Typically, due to the heat, not an awful lot goes on at the camp between midday and four in the afternoon. Some people who are maybe only taking part in one or no group sessions that day arrange to have a private training session with a trainer of their choice. This was a great way to work one-to-one with a trainer and really refine your technique and adopt some of that trainer’s personal techniques and tricks. Once I had been in the advanced class for some time, I began training exclusively with a trainer who I had regularly sought out during class. We became firm friends and he went on the train me for my fight at one of the two better-known stadiums in Phuket. Although, he was not so ‘friendly’ during my training leading up to the fight!
At four o’clock in the afternoon the second Muay Thai session of the day would begin and we would repeat everything we had done in the morning session. As if this wasn’t enough we were expected to run at least once a day, usually up to 10 kilometres. This became easier as I began to train along with my trainer, I had more time to fit in any running I needed to do, sprint training (great for kicking) and weight lifting.
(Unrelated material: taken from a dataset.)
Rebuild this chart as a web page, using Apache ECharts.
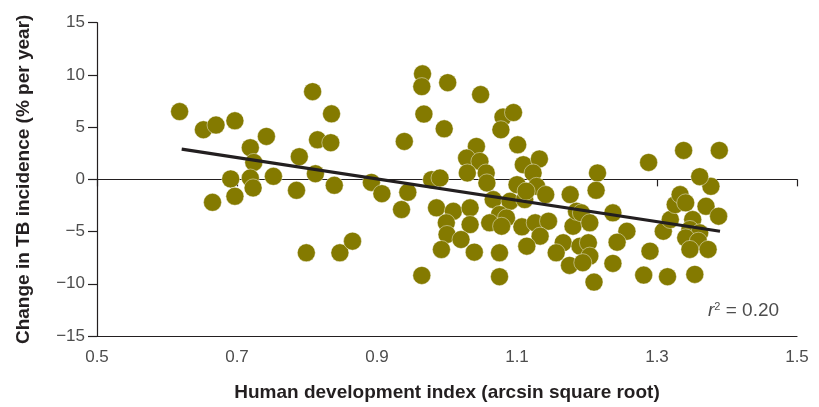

Though the camp taught mainly Muay Thai I had the opportunity to train with two instructors who taught the older Thai martial arts which came before Muay Thai as we know it today. One, which I was very interested in, was an art called Krabi Krabong, which teaches the use of two swords simultaneously and was used on the ancient battlefields of Thailand. I had some lessons in the basics and foundation techniques and became quite competent.
After six months of tough training, I’ve taken my fitness and technique to a new level, learnt lots of new skills, made a lot of new friends, both Thai and Western and look forward to the day I can head back to Thailand for more painful training!